Stiamo lavorando anche su questo, non tarderanno news a riguardo.
Siete contenti di com’è uscito il vostro nuovo album, complessivamente?
Non potremmo essere più contenti, anche perché abbiamo avuto la fortuna e il privilegio di lavorare con professionisti di abilità e professionalità rara. Carlo, che ci ha registrato le batterie, Nicolò, che oltre a suonare con noi ha erogato una quantità di ore infinite nella cura delle registrazioni, Gabriele, che con il suo lavoro ha dato un suono a questo disco che mai avremmo pensato possibile.
Ci fosse qualcosa che poteste cambiare, cosa cambiereste?
Sinceramente non mi sento di rimpiangere nulla, anche varie esperienze avute che non sono state nemmeno lontanamente brillanti ci hanno insegnato qualcosa, è un percorso di crescita che ci ha fatti arrivare al punto in cui siamo. Non siamo arrivati da nessuna parte, ma siamo migliorati, e credo che questo sia in parte lo scopo, non solo della musica, ma dell’esistenza.

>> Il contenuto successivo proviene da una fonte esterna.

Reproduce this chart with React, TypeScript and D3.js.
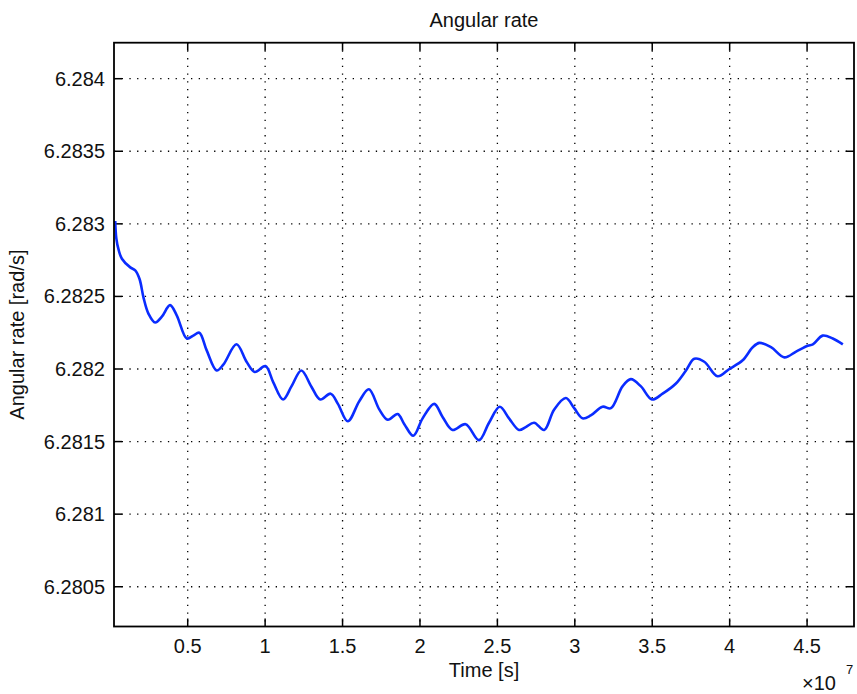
import * as d3 from 'd3';

// time in units of 1e7 s
const timeE7 = [
  0.032, 0.039, 0.054, 0.075, 0.129, 0.161, 0.189, 0.215, 0.247, 0.29, 0.333, 0.386, 0.429,
  0.494, 0.536, 0.575, 0.622, 0.687, 0.73, 0.815, 0.88, 0.933, 1.002, 1.052, 1.116, 1.17,
  1.234, 1.298, 1.356, 1.423, 1.47, 1.534, 1.609, 1.67, 1.738, 1.792, 1.856, 1.899, 1.957,
  2.017, 2.092, 2.146, 2.21, 2.295, 2.381, 2.446, 2.515, 2.575, 2.64, 2.683, 2.737, 2.802,
  2.866, 2.942, 2.996, 3.05, 3.103, 3.179, 3.233, 3.308, 3.362, 3.427, 3.498, 3.567, 3.653,
  3.718, 3.772, 3.836, 3.922, 3.998, 4.084, 4.149, 4.192, 4.267, 4.353, 4.429, 4.504, 4.537,
  4.601, 4.666, 4.731,
];
const rate = [
  6.28302, 6.2829, 6.28282, 6.28276, 6.2827, 6.28268, 6.28262, 6.28249, 6.28238, 6.28232,
  6.28236, 6.28244, 6.28237, 6.28221, 6.28223, 6.28225, 6.28213, 6.28199, 6.28203, 6.28217,
  6.28205, 6.28198, 6.28202, 6.28191, 6.28179, 6.28188, 6.28199, 6.28188, 6.28179, 6.28183,
  6.28176, 6.28164, 6.28178, 6.28186, 6.28172, 6.28165, 6.28169, 6.28162, 6.28154, 6.28166,
  6.28176, 6.28167, 6.28158, 6.28162, 6.28151, 6.28163, 6.28174, 6.28166, 6.28158, 6.2816,
  6.28163, 6.28158, 6.28172, 6.2818, 6.28173, 6.28166, 6.28168, 6.28174, 6.28173, 6.28188,
  6.28193, 6.28188, 6.28179, 6.28183, 6.2819, 6.28199, 6.28207, 6.28205, 6.28195, 6.282,
  6.28206, 6.28215, 6.28218, 6.28215, 6.28208, 6.28212, 6.28216, 6.28217, 6.28223, 6.28221,
  6.28217,
];

const xTicks = [0.5, 1, 1.5, 2, 2.5, 3, 3.5, 4, 4.5];
const xTickLabels = ['0.5', '1', '1.5', '2', '2.5', '3', '3.5', '4', '4.5'];
const yTicks = [6.2805, 6.281, 6.2815, 6.282, 6.2825, 6.283, 6.2835, 6.284];
const yTickLabels = ['6.2805', '6.281', '6.2815', '6.282', '6.2825', '6.283', '6.2835', '6.284'];

const W = 857;
const H = 694;
const left = 114, right = 854, top = 42.7, bottom = 626.5;
const font = '"Liberation Sans", Arial, Helvetica, sans-serif';

export default function App() {
  const x = d3.scaleLinear().domain([0.024, 4.803]).range([left, right]);
  const y = d3.scaleLinear().domain([6.280226, 6.284248]).range([bottom, top]);
  const pts = timeE7.map((t, i) => [t, rate[i]] as [number, number]);
  const line = d3.line<[number, number]>()
    .x(d => x(d[0]))
    .y(d => y(d[1]))
    .curve(d3.curveCatmullRom.alpha(0.5));
  const tick = 8;

  return (
    <svg width={W} height={H} style={{ position: 'absolute', left: 0, top: 0, background: '#fff' }}
      fontFamily={font}>
      <rect x={0} y={0} width={W} height={H} fill="#fff" />
      {/* grid */}
      <g stroke="#000" strokeWidth={1.3} strokeDasharray="1.3,6.4">
        {xTicks.map(t => (
          <line key={'gx' + t} x1={x(t)} x2={x(t)} y1={top} y2={bottom} />
        ))}
        {yTicks.map(v => (
          <line key={'gy' + v} x1={left} x2={right} y1={y(v)} y2={y(v)} />
        ))}
      </g>
      {/* ticks */}
      <g stroke="#000" strokeWidth={1.5}>
        {xTicks.map(t => (
          <g key={'tx' + t}>
            <line x1={x(t)} x2={x(t)} y1={bottom} y2={bottom - tick} />
            <line x1={x(t)} x2={x(t)} y1={top} y2={top + tick} />
          </g>
        ))}
        {yTicks.map(v => (
          <g key={'ty' + v}>
            <line x1={left} x2={left + tick} y1={y(v)} y2={y(v)} />
            <line x1={right} x2={right - tick} y1={y(v)} y2={y(v)} />
          </g>
        ))}
      </g>
      <path d={line(pts) ?? ''} fill="none" stroke="#0a2cff" strokeWidth={2.6} strokeLinejoin="round" />
      <rect x={left} y={top} width={right - left} height={bottom - top} fill="none" stroke="#000" strokeWidth={1.8} />
      {/* tick labels */}
      <g fontSize={20} fill="#111">
        {xTicks.map((t, i) => (
          <text key={'lx' + t} x={x(t)} y={653} textAnchor="middle">{xTickLabels[i]}</text>
        ))}
        {yTicks.map((v, i) => (
          <text key={'ly' + v} x={105} y={y(v)} dy="0.35em" textAnchor="end">{yTickLabels[i]}</text>
        ))}
      </g>
      <text x={(left + right) / 2} y={27} textAnchor="middle" fontSize={20} fill="#111">Angular rate</text>
      <text x={(left + right) / 2} y={677} textAnchor="middle" fontSize={20} fill="#111">Time [s]</text>
      <text transform={`translate(24, ${(top + bottom) / 2}) rotate(-90)`} textAnchor="middle" fontSize={20} fill="#111">
        Angular rate [rad/s]
      </text>
      <text x={802} y={690} fontSize={20} fill="#111">×10</text>
      <text x={846} y={674} fontSize={13} fill="#111">7</text>
    </svg>
  );
}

In ultimo, ma solo perché tra una cosa e l’altra mi torna in mente adesso. HVHI è uscito come autoproduzione, Avodah Zarah ha attirato l’attenzione di Avantgarde Music. Com’è fare il passo in avanti e approdare su una delle etichette di maggior impatto sul genere di sempre?
Avantgarde è stata una delle migliori notizie di quest’anno, per tutti noi. Sicuramente dobbiamo moltissimo ad Andrea, che si è veramente speso per noi in tutti i modi, e che non potremo mai ringraziare abbastanza. È un onore essere in un roster simile e siamo consapevoli che questa sia una grandissima occasione di crescita. Non penso serva spendere più parole del dovuto per quanto riguarda il profondo cambio di paradigma. Abbiamo un team di professionisti che sono sempre pronti a darci una mano, a portarci la loro esperienza: insomma, lavorare con una realtà come Avantgarde non è minimamente paragonabile con quello che avremmo potuto fare da soli.